Origin of the Name Fuller
The origin of the name
Fuller was found in the allfamilycrests.com archives. Fuller is an occupational name from a person who worked as a fuller whose job it was to scour and thicken raw cloth by beating and trampling it in water. The surname is found mostly in South-East England and East Anglia. This name is of Anglo-Saxon descent spreading to the Celtic countries of Ireland , Scotland and Wales in early times and is found in many mediaeval manuscripts throughout these countries. Examples of such are a Gilbert le Fuller, Hertfordshire, and an Ambrose le Fullur, Salop, who were recorded in the 'Hundred Rolls', England , in the year 1273. An Andrew Fullo was recorded as a tenant in Mikilbrekauch, Scotland , in the year 1376. A Thomas Fullo was Burgess in Edinburgh in the year 1386.

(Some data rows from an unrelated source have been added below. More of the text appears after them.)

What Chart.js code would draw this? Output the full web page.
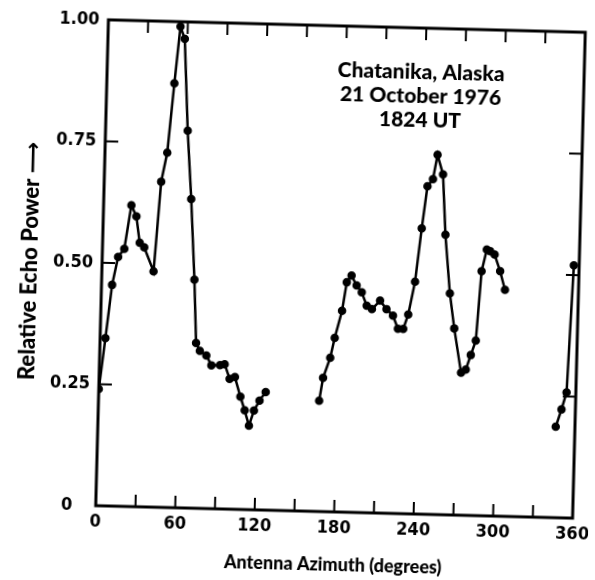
<!DOCTYPE html>
<html>
<head>
<meta charset="utf-8">
<script src="https://cdn.jsdelivr.net/npm/chart.js@4"></script>
<style>
  html, body { margin: 0; padding: 0; background: #fff; overflow: hidden; }
  /* the scanned figure sits slightly turned on the page */
  canvas { display: block; transform-origin: 340.5px 269px; transform: rotate(1.5deg); }
</style>
</head>
<body>
<canvas id="echo_chart" width="595" height="580"></canvas>
<script>
// azimuth (degrees) and relative echo power, null = no data (gap in trace)
const azimuth = [
  0, 4, 8, 12, 16.5, 21, 25, 28, 31.5, 39, 43, 47, 51, 54.5, 58, 62, 66, 70, 72.5, 75.5,
  80.5, 84.5, 91, 94.5, 98.5, 102.5, 107, 110.5, 114, 117.5, 121.5, 126,
  146,
  166.5, 169, 174, 177, 182, 185, 188.5, 192.5, 196.5, 200.5, 204.5, 210.5, 215.5, 220.5,
  224.5, 228.5, 232, 236.5, 240.5, 244, 248, 251, 255.5, 258.5, 263, 267, 273, 276.5,
  280, 283.5, 286.5, 290, 292.5, 296, 300.5, 304.5,
  325,
  345.5, 349.5, 353, 356
];
const echoPower = [
  0.24, 0.345, 0.455, 0.513, 0.53, 0.62, 0.597, 0.543, 0.534, 0.485, 0.67, 0.73, 0.873, 0.99, 0.965, 0.776, 0.636, 0.47, 0.34, 0.324,
  0.315, 0.295, 0.296, 0.298, 0.268, 0.272, 0.232, 0.204, 0.173, 0.204, 0.225, 0.243,
  null,
  0.228, 0.275, 0.317, 0.358, 0.414, 0.473, 0.487, 0.467, 0.453, 0.426, 0.419, 0.437, 0.42, 0.407,
  0.38, 0.38, 0.41, 0.478, 0.588, 0.675, 0.69, 0.74, 0.70, 0.576, 0.456, 0.384, 0.293, 0.30,
  0.33, 0.36, 0.503, 0.548, 0.545, 0.538, 0.504, 0.466,
  null,
  0.187, 0.223, 0.258, 0.52
];

const xTicks = [0, 60, 120, 180, 240, 300, 360];
const xMinorTicks = [30, 60, 90, 120, 150, 180, 210, 240, 270, 300, 330];
const yTicks = [0, 0.25, 0.5, 0.75, 1];
const yTickLabels = ['0\u2007\u2009', '0.25', '0.50', '0.75', '1.00'];
const yMinorTicks = [0.25, 0.5, 0.75];

const noteLines = ['Chatanika, Alaska', '21 October 1976', '1824 UT'];
const noteX = 237;
const noteY = [0.908, 0.859, 0.811];

const labelFont = "'Liberation Sans Narrow', 'DejaVu Sans Condensed', sans-serif";
const textFont = "Lato, 'DejaVu Sans', sans-serif";

// box round the plot with short inward ticks on all four sides
const frameTicks = {
  id: 'frameTicks',
  beforeDatasetsDraw(chart) {
    const { ctx, chartArea: a, scales: { x, y } } = chart;
    ctx.save();
    ctx.strokeStyle = '#000';
    ctx.lineWidth = 3;
    ctx.strokeRect(a.left, a.top, a.right - a.left, a.bottom - a.top);
    ctx.lineWidth = 2;
    ctx.beginPath();
    xMinorTicks.forEach(v => {
      const px = x.getPixelForValue(v);
      ctx.moveTo(px, a.bottom); ctx.lineTo(px, a.bottom - 12);
      ctx.moveTo(px, a.top); ctx.lineTo(px, a.top + 12);
    });
    yMinorTicks.forEach(v => {
      const py = y.getPixelForValue(v);
      ctx.moveTo(a.left, py); ctx.lineTo(a.left + 13, py);
      ctx.moveTo(a.right, py); ctx.lineTo(a.right - 13, py);
    });
    ctx.stroke();
    ctx.restore();
  }
};

const note = {
  id: 'note',
  afterDraw(chart) {
    const { ctx, scales: { x, y } } = chart;
    ctx.save();
    ctx.fillStyle = '#000';
    ctx.font = '900 21px ' + textFont;
    ctx.textAlign = 'center';
    ctx.textBaseline = 'middle';
    noteLines.forEach((t, i) => {
      ctx.fillText(t, x.getPixelForValue(noteX), y.getPixelForValue(noteY[i]));
    });
    ctx.restore();
  }
};

new Chart(document.getElementById('echo_chart'), {
  type: 'line',
  data: {
    datasets: [{
      data: azimuth.map((a, i) => ({ x: a, y: echoPower[i] })),
      borderColor: '#000',
      backgroundColor: '#000',
      borderWidth: 2.5,
      pointRadius: 3,
      pointHoverRadius: 3,
      tension: 0,
      spanGaps: false
    }]
  },
  options: {
    responsive: false,
    animation: false,
    layout: { padding: { top: 26, right: 16, left: 0, bottom: 0 } },
    plugins: { legend: { display: false }, tooltip: { enabled: false } },
    scales: {
      x: {
        type: 'linear',
        min: 0,
        max: 360,
        afterFit(s) { s.height = 68; s.paddingLeft = 0; s.paddingRight = 0; },
        afterBuildTicks(s) { s.ticks = xTicks.map(v => ({ value: v })); },
        grid: { display: false, tickLength: 0 },
        border: { display: false },
        ticks: {
          padding: 6,
          maxRotation: 0,
          color: '#000',
          font: { family: labelFont, size: 18, weight: 'bold' }
        },
        title: {
          display: true,
          text: 'Antenna Azimuth (degrees)',
          color: '#000',
          font: { family: textFont, size: 18, weight: '900' },
          padding: { top: 4, bottom: 4 }
        }
      },
      y: {
        min: 0,
        max: 1,
        afterFit(s) { s.width = 102; },
        afterBuildTicks(s) { s.ticks = yTicks.map(v => ({ value: v })); },
        grid: { display: false, tickLength: 0 },
        border: { display: false },
        ticks: {
          padding: 9,
          color: '#000',
          font: { family: labelFont, size: 18, weight: 'bold' },
          callback: v => yTickLabels[yTicks.indexOf(v)]
        },
        title: {
          display: true,
          text: 'Relative Echo Power \u27F6',
          color: '#000',
          font: { family: textFont, size: 22, weight: '900' },
          padding: { top: 17, bottom: 0 }
        }
      }
    }
  },
  plugins: [frameTicks, note]
});
</script>
</body>
</html>
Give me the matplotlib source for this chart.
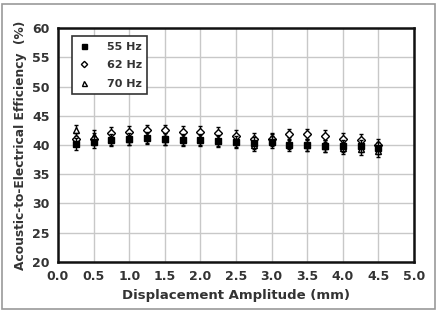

In Ireland this name and its variants were introduced into Ulster Province by settlers who arrived from England and Scotland , especially during the seventeenth century. It was the 'Plantations of Ireland ' in the sixteenth and seventeenth centuries that marked the end of Gaelic supremacy in Ireland . While the influx of settlers in the wake of the earlier Anglo-Norman invasion of the twelfth century resulted in a full integration into Irish society of the new arrivals, the same never occurred with the Ulster Planters who maintained their own distinct identity.
Fuller has also been associated with County Kerry since the sixteenth century and is recorded as an anglicized form of the Gaelic Mac an Ucaire sept (meaning 'son of the fuller'), that was located in County Down.
The Fuller coat of arms came into existence centuries ago. The process of creating coats of arms (also often called family crests) began in the eleventh century although a form of Proto-Heraldry may have existed in some countries prior to this. The new art of Heraldry made it possible for families and even individual family members to have their very own coat of arms, including all Fuller descendants.